On April 2, I very briefly discussed the U.S. Supreme Court decision of Vacco v. Quill (1997). I promised more. So here, at least, is a bit more.
To resume where I left off: the court's opinion, by Chief Justice Rehnquist, said this:
"[W]e disagree with respondents' claim that the distinction between refusing lifesaving medical treatment and assisted suicide is 'arbitrary' and 'irrational.' ... Granted, in some cases, the line between the two may not be clear, but certainty is not required, even were it possible. Logic and contemporary practice support New York's judgment that the two acts are different, and New York may therefore, consistent with the Constitution, treat them differently."
It had by then become customary for some patients to carry the "do not resuscitate" tag with them. The decision to so label a patient was NOT treated as murder. Providing the patient (a mature, rational patient in a lot of pain) with a pill than would enable him to end his own life: THAT was prohibited. The question is whether this distinction makes sense.
Judging from their comments in oral argument, the Justices in Quill seem to have worried most about slippery slopes. At the bottom of the slope, one can imagine a doctor prescribing a lethal dose of a pill to a teenager who was suffering from the pangs of unrequited love, or dealing with a bad break-up with his/her first love. Imagine this person of majority age but still young enough (and perhaps sheltered enough) to have had little experience of the ups and downs and eventual recovery and new ups in such matters. The strong intuition is that assisting THAT suicide is wrong.

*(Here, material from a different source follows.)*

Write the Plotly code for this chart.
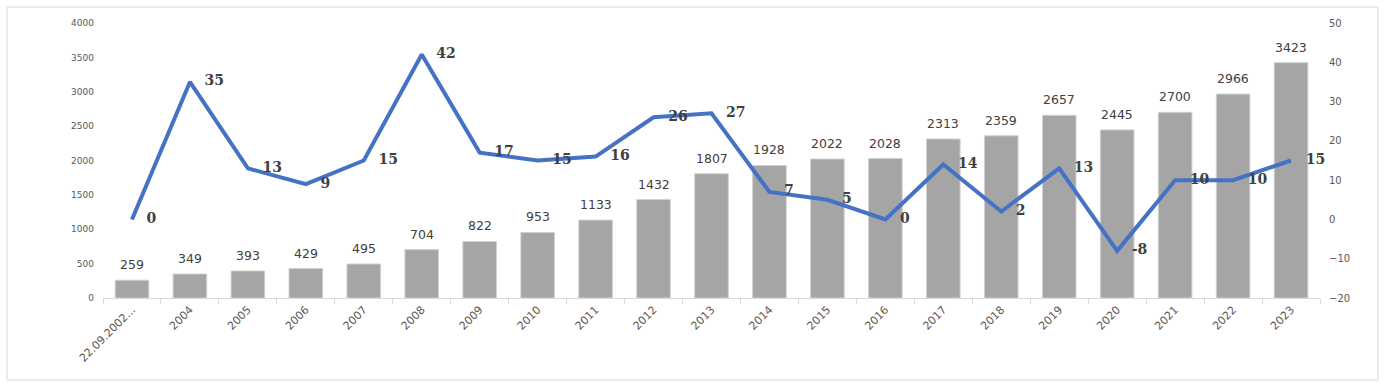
import plotly.graph_objects as go

categories = ["22.09.2002...", "2004", "2005", "2006", "2007", "2008", "2009", "2010", "2011",
              "2012", "2013", "2014", "2015", "2016", "2017", "2018", "2019", "2020", "2021",
              "2022", "2023"]
bar_values = [259, 349, 393, 429, 495, 704, 822, 953, 1133, 1432, 1807, 1928, 2022, 2028,
              2313, 2359, 2657, 2445, 2700, 2966, 3423]
line_values = [0, 35, 13, 9, 15, 42, 17, 15, 16, 26, 27, 7, 5, 0, 14, 2, 13, -8, 10, 10, 15]
left_ticks = [0, 500, 1000, 1500, 2000, 2500, 3000, 3500, 4000]
right_ticks = [-20, -10, 0, 10, 20, 30, 40, 50]

fig = go.Figure()
fig.add_trace(go.Bar(
    x=categories, y=bar_values, width=0.58,
    marker=dict(color="#A5A5A5", line=dict(color="#D0D0D0", width=1)),
    showlegend=False,
))
fig.add_trace(go.Scatter(
    x=categories, y=line_values, yaxis="y2", mode="lines+text",
    line=dict(color="#4472C4", width=4),
    text=["   " + str(v) for v in line_values], textposition="middle right",
    textfont=dict(family="DejaVu Serif", size=14, color="#404040", weight="bold"),
    cliponaxis=False, showlegend=False,
))

for i, val in enumerate(bar_values):
    fig.add_annotation(
        x=i, y=val, xref="x", yref="y", text=str(val), showarrow=False,
        yanchor="bottom", yshift=6,
        font=dict(family="DejaVu Sans", size=12.5, color="#404040"),
    )

fig.update_layout(
    width=1385, height=387,
    margin=dict(l=103, r=65, t=23, b=89, autoexpand=False),
    plot_bgcolor="white", paper_bgcolor="white",
    bargap=0.42,
    xaxis=dict(
        type="category", tickangle=-45, showgrid=False, automargin=False,
        range=[-0.5, len(categories) - 0.5],
        showline=True, linecolor="#D9D9D9", linewidth=1,
        ticks="outside", tickson="boundaries", ticklen=5, tickcolor="#D9D9D9",
        tickfont=dict(family="DejaVu Sans", size=11, color="#595959"),
    ),
    yaxis=dict(
        range=[0, 4000], tickvals=left_ticks, showgrid=False, zeroline=False,
        showline=False, ticks="", ticklabelstandoff=8, automargin=False,
        tickfont=dict(family="DejaVu Sans", size=9, color="#595959"),
    ),
    yaxis2=dict(
        range=[-20, 50], tickvals=right_ticks, overlaying="y", side="right",
        showgrid=False, zeroline=False, showline=False, ticks="",
        ticklabelstandoff=8, automargin=False,
        tickfont=dict(family="DejaVu Sans", size=10, color="#595959"),
    ),
    shapes=[dict(type="rect", xref="paper", yref="paper",
                 x0=-96/1217, x1=1+58/1217, y0=-82/275, y1=1+16/275,
                 line=dict(color="#D9D9D9", width=1), layer="below")],
)

fig.write_html("out.html", config={"displayModeBar": False},
               post_script="document.body.style.margin='0';")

Though that hypothetical sounds very different from the actual facts of Quill, the Justices wanted and failed to receive assurances of a firm conceptual distinction somewhere that would serve better than the simple seeming distinction between killing and not-keeping-alive.

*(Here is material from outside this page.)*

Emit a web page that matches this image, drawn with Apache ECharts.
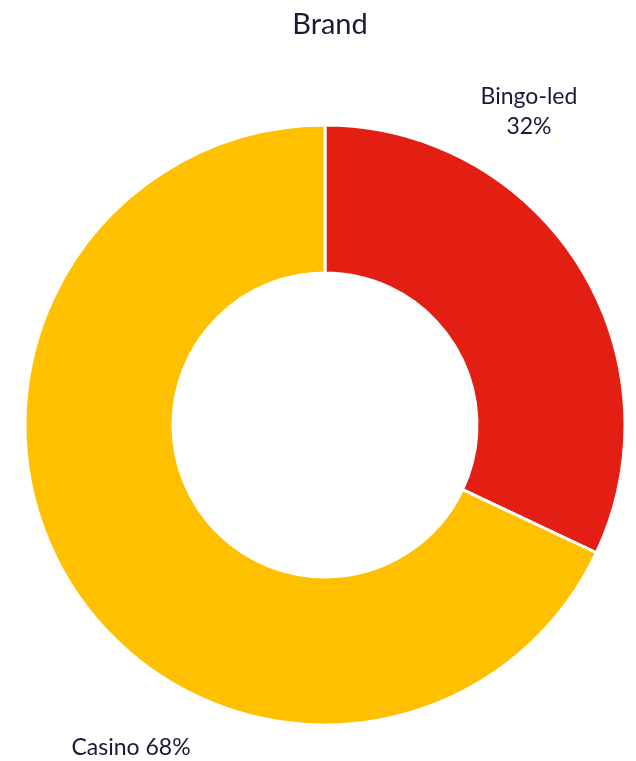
<!DOCTYPE html>
<html><head><meta charset="utf-8">
<script src="https://cdn.jsdelivr.net/npm/echarts@6/dist/echarts.min.js"></script>
<style>html,body{margin:0;padding:0;background:#fff}#c{width:636px;height:761px}</style>
</head><body><div id="c"></div>
<script>
const categories = ['Bingo-led', 'Casino'];
const values = [32, 68];
const colors = ['#E31F13', '#FFC000'];
const labelPos = [[529, 112], [131, 748]];
const chart = echarts.init(document.getElementById('c'));
chart.setOption({
  animation: false,
  title: {text: 'Brand', left: 325, textAlign: 'center', top: 5, textStyle: {fontFamily: 'Lato', fontSize: 29, fontWeight: 'normal', color: '#1C1838'}},
  series: [{
    type: 'pie', center: [325, 425], radius: [152, 300], startAngle: 90, clockwise: true,
    itemStyle: {borderColor: '#fff', borderWidth: 3},
    labelLine: {show: false},
    label: {show: true, position: 'inside', fontFamily: 'Lato', fontSize: 23, color: '#1C1838', lineHeight: 30, align: 'center',
      formatter: p => p.dataIndex === 0 ? p.name + '\n' + p.value + '%' : p.name + ' ' + p.value + '%'},
    labelLayout: p => ({x: labelPos[p.dataIndex][0], y: labelPos[p.dataIndex][1], align: 'center', verticalAlign: 'middle'}),
    data: categories.map((c, i) => ({name: c, value: values[i], itemStyle: {color: colors[i]}}))
  }]
});
</script></body></html>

What then were the facts in Quill? Dr, Dennis Quill sued New York on behalf of mentally competent terminally ill patients. Crucially, though the pathology was well advanced in the case of each patient involved (and three of them died while the matter was pending before SCOTUS) they were NOT on life sustaining equipment, Thus, there was no "plug" to "pull." That was their equal protection argument: they were being denied the same right to hasten death as would be available to someone who WAS on a respirator or the like, who COULD effectively ask that the plug be pulled.

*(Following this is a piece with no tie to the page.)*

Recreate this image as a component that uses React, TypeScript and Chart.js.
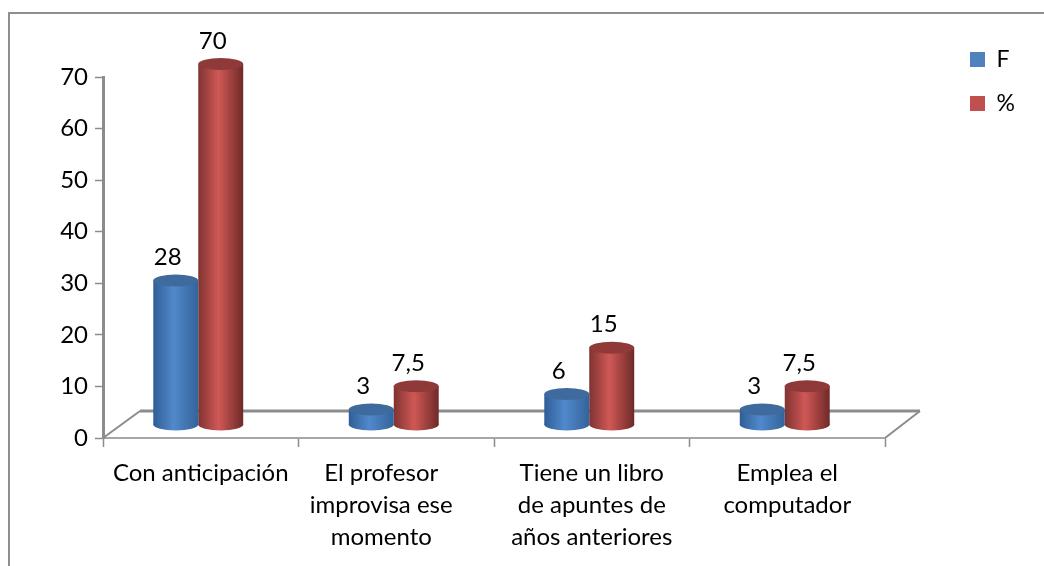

Personally, I sympathize with the Justices' concern about the slipperiness here. But I have to wonder whether a sort of institutional self-interest plays a part. The Justices don't want to hear a string of heart-breaking cases in various gray areas and to have to make difficult calls. Nor do they want their colleagues in black robes on lower courts to have to do the same. Is that in part simply because it is an agonizing thing to have to do, and they want their own jobs and those of their colleagues to be shielded from that agony?
If it IS their job, then they should be willing to bear it. Nobody should have to, well ... give them a pill to enable them to avoid it!